The Schaefers were window-shopping during a family trip to Boston when Schaefer had stopped Kevin and his sister, Debbie, who was three years older. “Not swinging is ladylike,” he advised Kevin.
He then pointed out to Debbie that she didn’t move her hips when she walked, like most women do. Maybe, he joked, the two could switch walks?
Kevin recalls being humiliated but not angry. He understood that his father was struggling with his own feelings. Debbie just brushed her father off. He wasn’t really criticizing, she told herself — he was just making an observation.
This painful scene between a parent and a gay child is perhaps not so unusual — until you widen the frame.

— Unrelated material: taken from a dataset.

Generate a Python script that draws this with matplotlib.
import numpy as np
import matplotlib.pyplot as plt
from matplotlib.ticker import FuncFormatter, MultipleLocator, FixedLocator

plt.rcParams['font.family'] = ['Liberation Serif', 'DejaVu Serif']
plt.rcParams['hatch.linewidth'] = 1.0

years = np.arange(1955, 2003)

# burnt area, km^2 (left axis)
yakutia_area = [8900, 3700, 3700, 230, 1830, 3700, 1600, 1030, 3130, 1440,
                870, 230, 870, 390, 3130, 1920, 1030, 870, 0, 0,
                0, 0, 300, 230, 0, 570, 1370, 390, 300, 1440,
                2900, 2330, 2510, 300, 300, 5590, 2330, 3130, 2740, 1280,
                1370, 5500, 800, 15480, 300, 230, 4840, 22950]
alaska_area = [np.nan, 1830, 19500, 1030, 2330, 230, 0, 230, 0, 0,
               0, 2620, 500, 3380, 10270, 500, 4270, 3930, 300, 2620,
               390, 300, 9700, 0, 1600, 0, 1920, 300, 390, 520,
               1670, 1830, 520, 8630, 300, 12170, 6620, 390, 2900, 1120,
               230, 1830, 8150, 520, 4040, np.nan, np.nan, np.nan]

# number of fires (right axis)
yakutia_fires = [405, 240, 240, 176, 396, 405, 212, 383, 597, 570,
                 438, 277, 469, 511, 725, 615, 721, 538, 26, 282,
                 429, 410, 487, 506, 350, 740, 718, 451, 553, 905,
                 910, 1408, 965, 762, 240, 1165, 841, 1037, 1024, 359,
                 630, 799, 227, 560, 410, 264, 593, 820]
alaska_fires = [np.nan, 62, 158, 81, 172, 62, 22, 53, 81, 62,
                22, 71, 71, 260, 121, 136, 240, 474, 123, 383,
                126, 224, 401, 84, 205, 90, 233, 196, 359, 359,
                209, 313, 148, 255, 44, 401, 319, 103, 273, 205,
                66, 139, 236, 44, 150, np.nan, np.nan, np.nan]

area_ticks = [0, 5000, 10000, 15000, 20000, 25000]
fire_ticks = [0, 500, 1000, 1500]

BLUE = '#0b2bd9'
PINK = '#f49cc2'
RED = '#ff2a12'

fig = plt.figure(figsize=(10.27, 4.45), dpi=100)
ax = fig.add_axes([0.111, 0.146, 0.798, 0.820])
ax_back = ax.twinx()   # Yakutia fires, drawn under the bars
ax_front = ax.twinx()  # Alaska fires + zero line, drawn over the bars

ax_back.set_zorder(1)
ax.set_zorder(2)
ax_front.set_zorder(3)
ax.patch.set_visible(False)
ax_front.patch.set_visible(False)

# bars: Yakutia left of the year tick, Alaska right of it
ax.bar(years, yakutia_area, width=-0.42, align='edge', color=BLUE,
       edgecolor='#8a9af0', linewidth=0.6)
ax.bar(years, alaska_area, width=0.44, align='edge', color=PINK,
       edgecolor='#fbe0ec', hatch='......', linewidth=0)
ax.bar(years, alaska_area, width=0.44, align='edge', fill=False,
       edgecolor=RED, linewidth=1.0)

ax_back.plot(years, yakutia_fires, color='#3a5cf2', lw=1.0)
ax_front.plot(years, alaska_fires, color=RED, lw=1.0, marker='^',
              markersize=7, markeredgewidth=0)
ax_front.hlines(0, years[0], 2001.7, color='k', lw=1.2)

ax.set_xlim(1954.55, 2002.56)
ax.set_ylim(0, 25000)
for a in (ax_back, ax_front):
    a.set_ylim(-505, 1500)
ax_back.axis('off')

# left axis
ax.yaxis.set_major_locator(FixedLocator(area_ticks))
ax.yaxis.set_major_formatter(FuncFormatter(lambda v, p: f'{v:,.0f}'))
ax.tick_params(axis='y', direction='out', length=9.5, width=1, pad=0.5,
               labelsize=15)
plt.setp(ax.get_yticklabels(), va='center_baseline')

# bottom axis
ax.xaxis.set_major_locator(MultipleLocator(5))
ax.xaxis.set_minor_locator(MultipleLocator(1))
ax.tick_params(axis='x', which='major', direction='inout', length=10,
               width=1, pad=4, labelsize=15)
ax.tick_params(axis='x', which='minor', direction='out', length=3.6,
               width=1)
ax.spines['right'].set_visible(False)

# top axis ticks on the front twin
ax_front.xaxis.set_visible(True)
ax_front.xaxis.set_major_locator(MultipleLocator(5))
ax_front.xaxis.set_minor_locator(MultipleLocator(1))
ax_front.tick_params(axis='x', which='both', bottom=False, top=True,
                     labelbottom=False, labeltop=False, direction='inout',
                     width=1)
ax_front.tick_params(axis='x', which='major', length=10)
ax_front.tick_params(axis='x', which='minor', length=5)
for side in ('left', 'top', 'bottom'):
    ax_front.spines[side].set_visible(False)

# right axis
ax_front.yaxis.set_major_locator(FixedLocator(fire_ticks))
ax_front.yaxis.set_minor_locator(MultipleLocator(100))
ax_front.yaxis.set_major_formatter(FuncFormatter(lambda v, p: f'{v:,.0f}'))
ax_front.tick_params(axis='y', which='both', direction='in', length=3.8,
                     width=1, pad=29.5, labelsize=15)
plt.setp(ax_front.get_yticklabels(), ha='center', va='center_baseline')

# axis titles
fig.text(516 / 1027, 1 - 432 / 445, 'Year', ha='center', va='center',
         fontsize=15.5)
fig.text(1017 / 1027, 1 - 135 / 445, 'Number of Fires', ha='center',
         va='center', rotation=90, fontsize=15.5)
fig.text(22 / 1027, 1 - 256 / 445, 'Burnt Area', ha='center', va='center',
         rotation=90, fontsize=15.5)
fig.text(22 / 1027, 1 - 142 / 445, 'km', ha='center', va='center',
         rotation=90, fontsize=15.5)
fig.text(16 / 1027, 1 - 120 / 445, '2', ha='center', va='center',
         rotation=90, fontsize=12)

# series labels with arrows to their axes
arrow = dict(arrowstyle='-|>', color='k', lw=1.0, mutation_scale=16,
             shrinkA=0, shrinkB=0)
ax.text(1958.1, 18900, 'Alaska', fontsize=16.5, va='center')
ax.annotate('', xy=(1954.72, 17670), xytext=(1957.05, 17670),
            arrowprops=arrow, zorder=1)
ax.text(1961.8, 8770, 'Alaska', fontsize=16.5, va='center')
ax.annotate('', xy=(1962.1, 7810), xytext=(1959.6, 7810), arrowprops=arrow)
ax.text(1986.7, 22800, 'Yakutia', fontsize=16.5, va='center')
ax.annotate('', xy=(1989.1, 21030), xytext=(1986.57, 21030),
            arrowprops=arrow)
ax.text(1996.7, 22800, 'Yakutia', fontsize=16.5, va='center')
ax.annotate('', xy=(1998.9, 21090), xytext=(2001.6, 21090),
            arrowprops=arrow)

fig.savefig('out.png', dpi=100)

The next year, Frank Schaefer, a United Methodist pastor in rural Pennsylvania, was in Boston again on a family trip. This time, he was there to officiate at the wedding of his gay son, Tim — in violation of his denomination’s doctrine, which prohibits same-sex marriage.
The love of Tim and his soon-to-be-husband “is from no other source than from God,”Schaefer told some 120 people gathered that April day in 2007 at a restaurant overlooking the Massachusetts Bay. The applause seemed to go on forever.
It took six years for word of Schaefer’s actions to find its way to the Methodist Church. The church trial that followed a complaint to the bishop’s office made global news last year. In December, Schaefer’s defrocking ignited a movement that could well cause a schism in the country’s second-largest denomination, with a large group of conservative clergy a few weeks ago calling for dialogue on how to“part ways amicably.”
Meanwhile, Schaefer has become a national star in the gay equality movement — a sought-after speaker and the focus of a documentary, a play and countless stories in the news media. Yet even as he passionately advocates for gay rights, the 52-year-old Schaefer is an unlikely activist. Even now, years after the first of his three gay children came out, he talks about a continuing “evolution” in his beliefs.
All this makes the defrocked pastor an apt icon for America in 2014, when polls show a large swath of adults still have doubts about gay equality, despite the whirlwind embrace of the movement by the courts, governments and much of society.
“I was concerned, as many parents are, how people look at your children, that they fit in,” Schaefer says about the Boston sidewalk scene years ago. “I’m not sure there aren’t still issues deep down.”